- Official Logo
- Founded: 2015 (Oslo, Norway)
- Organised by: Fuuse

= World Woman =

WORLD WOMAN is a festival of art and activism in Oslo founded in 2015 by filmmaker and activist Deeyah Khan. The festival highlights the voices of artists and activists from around the world and promotes courage, creativity and compassion through human rights, freedom of expression, equality and peace. The event was produced by Fuuse and it took place on the 30th and 31 January 2015 in the Riksscenen with the support of Norway's Ministry of Foreign Affairs. WORLD WOMAN is planned as an annual event.

==2015 event==
World Woman 2015 theme was Courage and Creativity.

The inaugural World Woman festival featured performances by Mari Boine, Marilyn Mazur, John McLaughlin, Mahsa Vahdat, Sister Fa, Pakistani dancer Sheema Kermani, founder of Tehrik-e-Niswan, Fahmida Riaz, Viktoria Mullova, Gary Husband, Bugge Wesseltoft, Eivind Aarset, Hela Fattoumi, Arve Henriksen.

World Woman conversations and talks included Shirin Ebadi, Nawal El Saadawi, Hina Jilani, Sanam Naraghi-Anderlini, International Civil Society Action Network (ICAN), Gro Brundtland, Scilla Elworthy, Şafak Pavey, Mona Eltahawy, Gurpreet Kaur Bhatti, Kenan Malik, Ayşe Önal, Sister Rosemary Nyirumbe, Fawzia Koofi, Farida Shaheed, Natalia Koliada of Belarus Free Theatre, Leyla Hussein, Yanar Mohammed, Gabrielle Rifkind, Rana Husseini.
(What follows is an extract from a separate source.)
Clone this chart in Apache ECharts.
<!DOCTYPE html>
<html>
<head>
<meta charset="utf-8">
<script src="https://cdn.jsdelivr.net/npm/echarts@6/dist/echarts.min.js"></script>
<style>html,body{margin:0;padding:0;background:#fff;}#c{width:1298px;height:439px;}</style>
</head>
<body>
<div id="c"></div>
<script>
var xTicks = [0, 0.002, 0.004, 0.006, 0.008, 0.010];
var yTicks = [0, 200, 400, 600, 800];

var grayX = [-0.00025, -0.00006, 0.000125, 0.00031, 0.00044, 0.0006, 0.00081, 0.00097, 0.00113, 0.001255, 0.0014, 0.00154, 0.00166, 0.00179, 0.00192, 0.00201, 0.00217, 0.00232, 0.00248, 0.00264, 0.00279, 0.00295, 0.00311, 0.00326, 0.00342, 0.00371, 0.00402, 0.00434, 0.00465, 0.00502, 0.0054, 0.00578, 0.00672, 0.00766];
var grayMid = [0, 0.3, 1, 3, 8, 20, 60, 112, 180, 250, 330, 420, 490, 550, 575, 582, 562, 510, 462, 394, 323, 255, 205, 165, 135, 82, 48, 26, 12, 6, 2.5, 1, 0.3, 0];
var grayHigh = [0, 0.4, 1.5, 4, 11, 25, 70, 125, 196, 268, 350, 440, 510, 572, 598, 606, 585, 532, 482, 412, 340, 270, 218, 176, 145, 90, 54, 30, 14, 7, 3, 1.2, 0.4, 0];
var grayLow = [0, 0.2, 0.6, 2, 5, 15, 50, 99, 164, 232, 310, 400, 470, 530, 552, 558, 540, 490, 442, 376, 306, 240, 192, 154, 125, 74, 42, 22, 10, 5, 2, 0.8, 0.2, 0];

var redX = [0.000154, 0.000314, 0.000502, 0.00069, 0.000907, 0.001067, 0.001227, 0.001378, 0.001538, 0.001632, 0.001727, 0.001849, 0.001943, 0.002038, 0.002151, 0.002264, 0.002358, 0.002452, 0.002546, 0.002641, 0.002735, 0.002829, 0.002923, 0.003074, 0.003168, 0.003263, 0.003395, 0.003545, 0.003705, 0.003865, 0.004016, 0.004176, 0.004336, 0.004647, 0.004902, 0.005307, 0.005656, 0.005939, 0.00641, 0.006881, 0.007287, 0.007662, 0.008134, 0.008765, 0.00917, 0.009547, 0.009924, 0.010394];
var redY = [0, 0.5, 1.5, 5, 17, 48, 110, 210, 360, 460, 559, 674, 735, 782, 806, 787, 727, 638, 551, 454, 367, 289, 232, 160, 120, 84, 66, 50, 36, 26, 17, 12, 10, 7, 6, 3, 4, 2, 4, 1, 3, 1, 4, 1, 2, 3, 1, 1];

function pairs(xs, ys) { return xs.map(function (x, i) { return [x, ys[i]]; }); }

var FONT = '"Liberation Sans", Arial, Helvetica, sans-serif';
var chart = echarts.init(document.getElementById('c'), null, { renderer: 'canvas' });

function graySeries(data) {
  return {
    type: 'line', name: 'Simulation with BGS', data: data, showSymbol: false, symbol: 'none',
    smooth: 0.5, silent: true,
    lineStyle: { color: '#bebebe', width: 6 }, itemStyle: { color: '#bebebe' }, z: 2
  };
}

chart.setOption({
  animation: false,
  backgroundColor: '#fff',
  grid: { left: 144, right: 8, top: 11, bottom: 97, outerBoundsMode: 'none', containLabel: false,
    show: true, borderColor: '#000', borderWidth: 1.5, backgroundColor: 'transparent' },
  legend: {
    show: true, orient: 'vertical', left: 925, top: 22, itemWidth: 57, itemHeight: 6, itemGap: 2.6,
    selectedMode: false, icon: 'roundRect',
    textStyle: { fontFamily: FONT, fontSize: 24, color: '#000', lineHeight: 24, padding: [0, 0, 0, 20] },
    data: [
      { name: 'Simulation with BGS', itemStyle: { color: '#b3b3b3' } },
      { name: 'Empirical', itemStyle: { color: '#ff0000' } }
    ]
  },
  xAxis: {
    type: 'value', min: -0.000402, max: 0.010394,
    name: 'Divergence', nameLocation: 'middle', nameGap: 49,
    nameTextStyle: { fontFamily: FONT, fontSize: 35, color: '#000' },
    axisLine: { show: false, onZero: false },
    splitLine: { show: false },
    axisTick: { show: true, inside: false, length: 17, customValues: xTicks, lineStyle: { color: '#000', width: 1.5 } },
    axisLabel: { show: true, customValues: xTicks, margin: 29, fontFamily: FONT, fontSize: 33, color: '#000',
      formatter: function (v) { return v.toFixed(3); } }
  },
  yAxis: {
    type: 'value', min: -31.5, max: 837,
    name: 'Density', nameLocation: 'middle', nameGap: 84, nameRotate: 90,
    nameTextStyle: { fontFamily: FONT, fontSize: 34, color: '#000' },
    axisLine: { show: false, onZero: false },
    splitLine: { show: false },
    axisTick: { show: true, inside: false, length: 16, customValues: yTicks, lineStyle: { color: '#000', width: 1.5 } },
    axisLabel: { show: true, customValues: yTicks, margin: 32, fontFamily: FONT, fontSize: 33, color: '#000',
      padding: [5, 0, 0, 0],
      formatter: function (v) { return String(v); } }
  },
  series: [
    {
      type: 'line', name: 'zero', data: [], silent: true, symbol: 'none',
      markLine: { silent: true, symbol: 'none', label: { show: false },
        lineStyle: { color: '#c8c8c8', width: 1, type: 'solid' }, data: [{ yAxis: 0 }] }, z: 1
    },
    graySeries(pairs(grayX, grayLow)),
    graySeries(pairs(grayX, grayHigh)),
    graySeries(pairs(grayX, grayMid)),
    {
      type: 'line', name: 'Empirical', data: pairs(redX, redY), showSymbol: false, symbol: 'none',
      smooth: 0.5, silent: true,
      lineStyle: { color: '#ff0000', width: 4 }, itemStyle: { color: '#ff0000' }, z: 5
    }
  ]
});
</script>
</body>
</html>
Messages of support and solidarity were recorded by Patrick Stewart, Erna Solberg, Sinéad O'Connor, Kofi Annan, Sting and Richard Branson.

=== Coverage ===
WORLD WOMAN was covered in Volkskrant, The Guardian, Huffington Post, The Independent and on BBC4's Woman's Hour as well as the Norwegian press.